Columna de Claudio Alvarado y Daniel Mansuy publicada el 05.03.19 en El Mercurio.

La ministra de Educación, Marcela Cubillos, decidió jugar un papel protagónico en la polémica que envolvió al Liceo 1 y a la joven trans Arlén Aliaga. Esta última, según sus propias declaraciones, sufrió maltratos de parte de directivos y profesores de su antiguo colegio, el Barros Borgoño. Postuló entonces al Liceo 1, donde no fue aceptada en primera instancia. En este cuadro, la ministra intervino directamente, solicitando al alcalde de Santiago, Felipe Alessandri, la inmediata admisión de Aliaga en dicho establecimiento. La explicación de Cubillos fue simple y tajante: Arlén Aliaga gozaría de un “derecho legal” a estudiar en ese colegio. 

Hasta aquí, la historia parece tener un final feliz: Arlén Aliaga terminó estudiando en el liceo que quería gracias a la gestión de la ministra, cuya intervención no recibió crítica alguna. Sin embargo, a partir de este caso brotan algunas interrogantes que no deberíamos dejar de formular, por más incómodas que resulten.

La primera de ellas guarda relación con la coherencia. En efecto, el discurso de Marcela Cubillos en materia de admisión escolar -que ella ha convertido con talento en prioridad nacional- se funda en una narrativa meritocrática. Su propósito sistemático ha sido reivindicar el mérito y el esfuerzo personal como criterios relevantes a la hora de asignar cupos escasos en el sistema escolar.
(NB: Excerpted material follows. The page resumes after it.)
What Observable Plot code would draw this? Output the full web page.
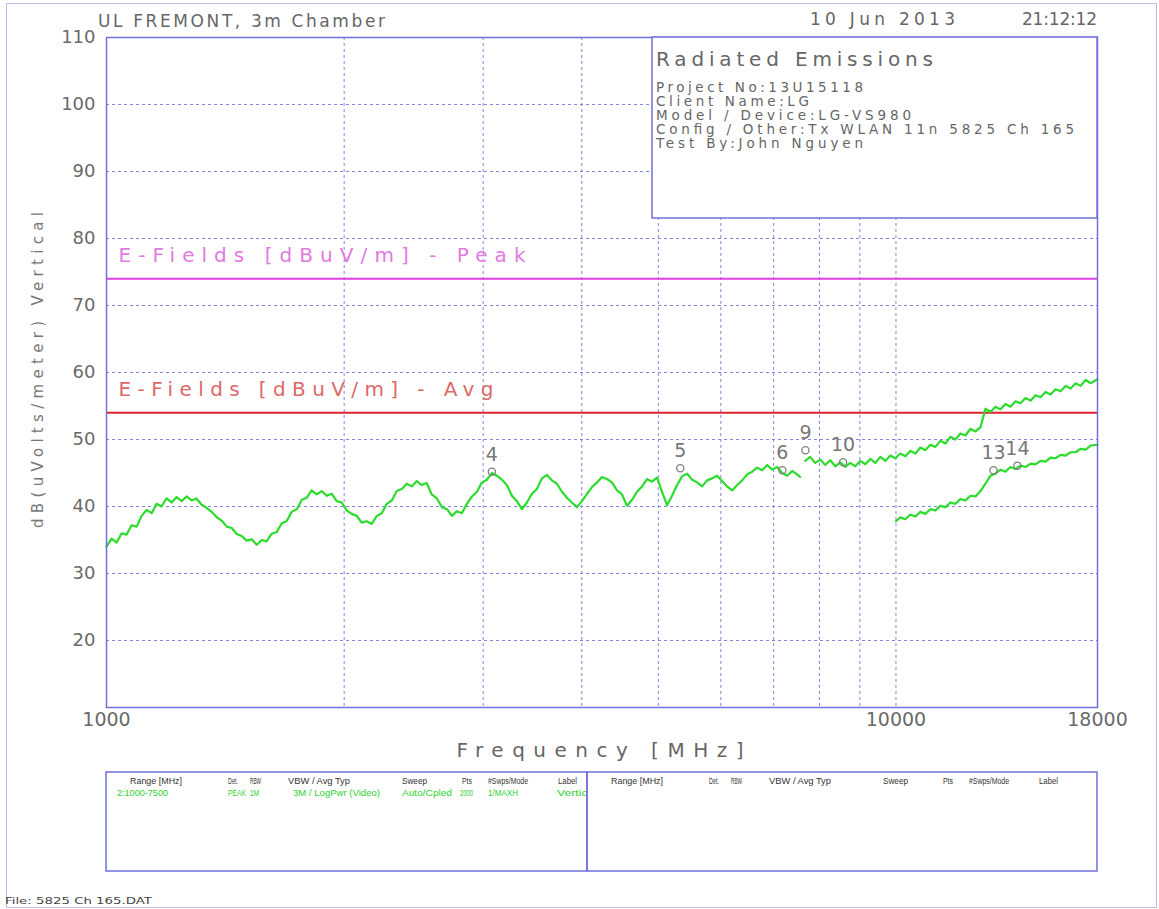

La idea central es que nadie quede fuera de un colegio por motivos arbitrarios. 

Ahora bien, surge entonces una pregunta ineludible: ¿cuántas jóvenes quedaron fuera del Liceo 1 durante su último proceso de admisión? ¿Cuántos otros estudiantes también son víctimas de malos tratos en sus respectivos colegios y anhelan ingresar a un liceo emblemático? ¿No resulta injusto que la ministra intervenga de manera preferente en tan solo uno de esos casos, en desmedro de todos los demás? Por más nobles que hayan sido sus intenciones, por más injustos e inaceptables que hayan sido los menoscabos sufridos por Aliaga, y por más dramático que sea el caso, ¿qué consistencia existe entre esta preferencia especial y el tipo de admisión justa que propone la ministra? 

Estas interrogantes cobran especial relevancia si consideramos, además, que el pretendido derecho legal del que hablaba Cubillos sencillamente no existía. De hecho, hasta la fecha Arlén Aliaga no tiene sexo registral femenino. Y aun cuando lo tuviera, nada obligaría a que fuera admitida en tal o cual colegio en virtud de esa exclusiva variable. ¿Por qué razón, entonces, la ministra de Educación se involucra a este nivel cuando no hay ningún argumento jurídico que la fuerce a hacerlo? 

Desde luego, a todo lo anterior hay que añadir el extraño centralismo implícito en la actuación de la ministra: si el principio de subsidiariedad tiene algún sentido, entonces lo mínimo sería reconocerles a las comunidades educativas grados relevantes de autonomía. Quizás se pudo haber llegado al mismo resultado, pero siguiendo un procedimiento respetuoso de todos los actores involucrados: incluso las causas justas pueden ser perseguidas con medios inadecuados. En este punto, el Gobierno no marcó ninguna diferencia sustantiva con aquella izquierda que busca dirigir toda la educación nacional desde las oficinas del Mineduc.

Todo esto sugiere que estamos en presencia de un problema más bien político, sobre todo si recordamos que se trata de una cuestión altamente sensible. Pero esta lógica también tiene sus debilidades. Por de pronto, el discurso de admisión justa se verá necesariamente debilitado, pues muchas familias podrán sentirse -con razón- injustamente postergadas. Además, la apuesta política es bastante más ambigua de lo que podría pensarse. Por un lado, el tema divide profundamente al oficialismo (basta recordar la votación de sus parlamentarios sobre la ley de identidad de género); y, por otro, la inexplicable tentación de cierta derecha por congraciarse con el progresismo más militante será siempre insuficiente. En efecto, la opinión ilustrada siempre exigirá nuevas concesiones: en la cancha del progresismo, la derecha lleva todas las de perder. 

Si al Gobierno le interesa algo más que las volubles encuestas del día a día, debería hacerse cargo de estas preguntas. La inconsistencia no es buena consejera.